Video art and video installation

Pigeons

Dmytro Ehrlich, a young and already well-known Ukrainian artist and curator, was born in Odesa in 1989. He graduated from the departments of artistic decoration of the Odesa Art School and design of the International Humanitarian University. Took part in numerous group projects and personal exhibitions. D. Ehrlich’s painting and video art are included in the collections of the Museum of Odesa Modern Art and the Odesa National Fine Arts Museum. Lives and works in Odesa.

Dmytro Erlich’s video “Pigeons” lasts three minutes and a few seconds.During this time we fly through the hanged pigeons, which sway sometimes sharply, sometimes gently accompanied with sounds of Mozart’s Requiem and holding twigs of peace in their beaks.
You can think that pigeons hang in groups – at some point two or three are very close to us, we fly past them and after a few bars of music we see another group in the distance. And so it repeats many times. All pigeons are alike.

These are not authentic Doves of Peace. They resemble Pablo Picasso’s birds only with the twigs in their beaks. But Picasso’s doves carry branches of an olive tree according to the Bible, and Ehrlich’s birds have branches of Odesa acacia. And the pigeons of Odesa artist themselves resemble pigeons only with a head with a beak and red paws. The body of our pigeon is completely human – a timid, slightly stooped man with a raised left shoulder. He is dressed in a long coat made of boards like a coffin. Probably, before hanging, he was caught with a net over his head and hanged with it. The same net protrudes from the right pocket.

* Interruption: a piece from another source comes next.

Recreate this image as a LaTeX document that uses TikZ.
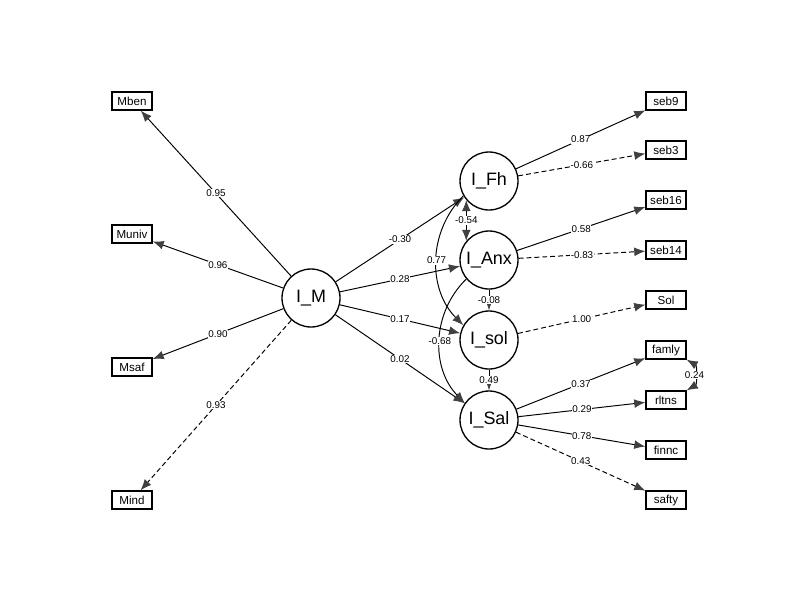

The symbolism of this work collides peace and innocence, traditionally associated with the image of doves with cruelty and death, conveyed through the act of hanging. Dmytro Erlich debunks idealistic ideas about peace and hope. The legend invented by the communists that all nations always want peace and wars are fought only by bloody imperialist dictators on their own is unfortunately not true. The author’s objects are messengers of the Peace that did not happen. The dove, which has always been associated with peace, turns into a metaphor for the collapse of illusions and hopes. The work brings to mind the constant conflict between ideal and reality.